Crowdsource Professional Development For Your Team

Ben Olds Ben Olds, Recognition, Talent Management Power Rankings, Training and Development

Much has been said about the wisdom of crowds. Yet many managers still consider Performance Management and Professional Development to be their own responsibility—and don’t enlist the help of their colleagues when evaluating and developing employees. As a result, they’re leaving valuable insights on the table.

When evaluating and developing her people, a good manager should focus not only on what got done, but also on how the work got done. Chances are good that the manager won’t need much input on understanding what got done. A good manager should know what her employee accomplished. She should consider the goals established at the beginning of the period, adjust based on circumstances that arose throughout the period, and understand how close her employee came to goals.

However, in a hands-off knowledge economy where managers hire smart people and get out of their way, managers might not know how the work got done. And this matters. Examples? The bully who gets all of his tasks accomplished but works through people, leaving destroyed relationships in his wake and causes institutional damage that could completely negate the value of his accomplishments. Or the hard-working “yes-man” who takes on every volunteer workstream and might have accomplished all of his tasks, but failed to incorporate any input from anyone else. The passive supporter might have fallen short of his task goals, because he was constantly jumping in to help others solve their problems.

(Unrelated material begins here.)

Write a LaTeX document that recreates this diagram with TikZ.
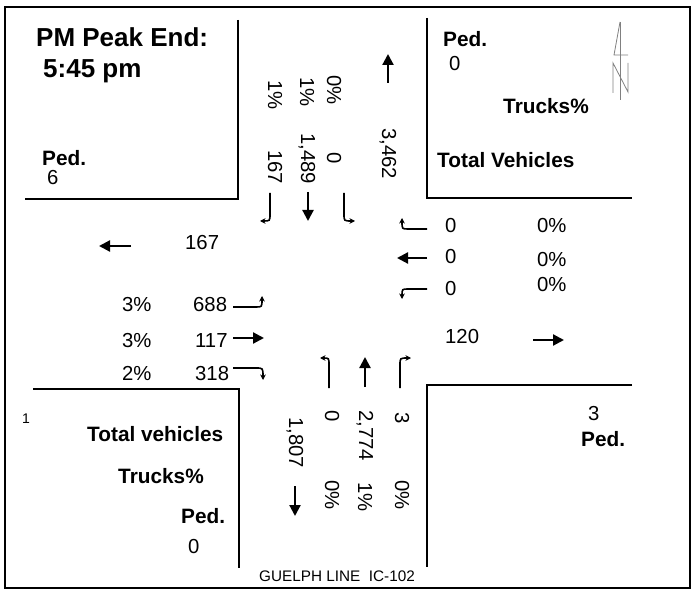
\documentclass[tikz,border=0pt]{standalone}
\usepackage{fontspec}
\setmainfont{Liberation Sans}
\usetikzlibrary{arrows.meta}
\begin{document}
\begin{tikzpicture}[x=1pt,y=-1pt,
  title/.style={font=\fontsize{26}{28}\selectfont\bfseries, inner sep=0pt, anchor=base west},
  lbl/.style={font=\fontsize{20.8}{22}\selectfont\bfseries, inner sep=0pt, anchor=base west},
  num/.style={font=\fontsize{20.3}{22}\selectfont, inner sep=0pt, anchor=base west},
  vnum/.style={font=\fontsize{20.3}{22}\selectfont, inner sep=0pt, rotate=-90, anchor=west},
  small/.style={font=\fontsize{15.3}{17}\selectfont, inner sep=0pt, anchor=base west},
  frame/.style={line width=1.8pt},
  box/.style={line width=1.5pt},
  big/.style={-{Triangle[length=11pt,width=11pt]}, line width=2.2pt},
  turn/.style={-{Stealth[length=5.5pt,width=5.5pt]}, line width=1.6pt},
]
\useasboundingbox (0,0) rectangle (694,596);
% outer frame
\draw[frame] (5,7) rectangle (690,588);
% corner boxes
\draw[box] (238,20) -- (238,199) -- (25,199);
\draw[box] (427,18) -- (427,198) -- (632,198);
\draw[box] (33,389) -- (239,389) -- (239,568);
\draw[box] (632,385) -- (427,385) -- (427,567);

% top-left
\node[title] (t1) at (36,47) {PM Peak End:};
\node[title] (t2) at (43,78) {5:45 pm};
\node[lbl] (pedNW) at (42,166) {Ped.};
\node[num] (pedNWv) at (47,185) {6};

% top-right
\node[lbl] (pedNE) at (443,47) {Ped.};
\node[num] (pedNEv) at (449,71) {0};
\node[lbl] (trNE) at (503,114) {Trucks\%};
\node[lbl] (tvNE) at (437,168) {Total Vehicles};
% north sign
\draw[gray, line width=0.8pt] (620,22) -- (620,100);
\draw[gray, line width=0.8pt] (620,22) -- (614,55) -- (628,55);
\draw[gray, line width=0.8pt] (613,93) -- (613,63) -- (628,92) -- (628,63);

% bottom-left
\node[font=\fontsize{14}{16}\selectfont, inner sep=0pt, anchor=base west] (one) at (22,423) {1};
\node[lbl] (tvSW) at (87,441) {Total vehicles};
\node[lbl] (trSW) at (118,483) {Trucks\%};
\node[lbl] (pedSW) at (181,523) {Ped.};
\node[num] (pedSWv) at (188,553) {0};

% bottom-right
\node[num] (pedSEv) at (588,420) {3};
\node[lbl] (pedSE) at (581,446) {Ped.};

% street name
\node[small] (street) at (259,581) {GUELPH LINE~~IC-102};

% north leg (rotated)
\node[vnum] (n1) at (275,80) {1\%};
\node[vnum] (n2) at (307,77) {1\%};
\node[vnum] (n3) at (334,75) {0\%};
\node[vnum] (n4) at (275,150) {167};
\node[vnum] (n5) at (307,133) {1,489};
\node[vnum] (n6) at (334,152) {0};
\node[vnum] (n7) at (388,128) {3,462};
\draw[big] (388,83) -- (388,54);
\draw[turn] (270,193) -- (270,214) .. controls (270,221) .. (260,221);
\draw[big] (308,192) -- (308,221);
\draw[turn] (344,193) -- (344,214) .. controls (344,221) .. (355,221);

% west leg
\draw[big] (131,246) -- (99,246);
\node[num] (w0) at (185,250) {167};
\node[num] (w1) at (122,312) {3\%};
\node[num] (w2) at (193,312) {688};
\node[num] (w3) at (122,347) {3\%};
\node[num] (w4) at (195,347) {117};
\node[num] (w5) at (122,380) {2\%};
\node[num] (w6) at (195,380) {318};
\draw[turn] (233,307) -- (256,307) .. controls (262,307) .. (262,296);
\draw[big] (233,338) -- (264,338);
\draw[turn] (233,368) -- (256,368) .. controls (263,368) .. (263,380);

% east leg
\draw[turn] (427,229) -- (408,229) .. controls (402,229) .. (402,218);
\node[num] (e1) at (445,233) {0};
\node[num] (e2) at (537,233) {0\%};
\draw[big] (427,258) -- (397,258);
\node[num] (e3) at (445,264) {0};
\node[num] (e4) at (537,267) {0\%};
\draw[turn] (427,289) -- (408,289) .. controls (402,289) .. (402,299);
\node[num] (e5) at (445,296) {0};
\node[num] (e6) at (537,292) {0\%};
\node[num] (e7) at (445,344) {120};
\draw[big] (533,340) -- (564,340);

% south leg
\draw[turn] (329,388) -- (329,365) .. controls (329,358) .. (320,358);
\draw[big] (365,387) -- (365,357);
\draw[turn] (400,388) -- (400,365) .. controls (400,358) .. (411,358);
\node[vnum] (s1) at (332,410) {0};
\node[vnum] (s2) at (365,410) {2,774};
\node[vnum] (s3) at (402,412) {3};
\node[vnum] (s4) at (295,417) {1,807};
\node[vnum] (s5) at (332,480) {0\%};
\node[vnum] (s6) at (365,482) {1\%};
\node[vnum] (s7) at (402,480) {0\%};
\draw[big] (295,486) -- (295,516);
\end{tikzpicture}
\end{document}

How the work got done is just as important as what work got done. This is where crowdsourcing can be helpful. Wouldn’t it be great if a manager could find out more about how her employee does his work, without micromanaging the employee? There are a number of ways to do this.

  • Annual 360s are a great source of developmental advice on how an employee might improve. Most experts would argue that the 360 shouldn’t also be used in evaluations lest respondents would be less candid and sugarcoat their feedback. Maybe this is true, maybe it isn’t, but depending on the cultural norms, 360s could be a way for mangers to learn how the work got done.
  • Amazon’ s “Anytime Feedback Tool” was recently examined in the NY Time’s scathing article on its culture and workforce practices. The tool itself, however, could be quite intriguing in the right environment: Anytime someone has a cold-prickly or a warm-fuzzy to offer, they could send to the employee (anonymously or authored) and a copy is stored for the manager to review. (If you were worried about one person inflating or sabotaging someone else’s feedback with dozens of comments, you could assign a code to each contributor so the employee and manager would know how many contributions were from the same unnamed source.)
  • A third idea is to tabulate a sort of Net Promotor Score on each employee. This tool asks colleagues to rate how eager they are to work with your employee again in the near future. The really low scores are subtracted from the really high scores and you’re left with an overall metric for how interested people are in working with your employees. Standard warnings about performance ratings and rankings apply.

There are pros and cons to these, and none of them offer the perfect solution. What other ideas do you have for crowdsourcing feedback?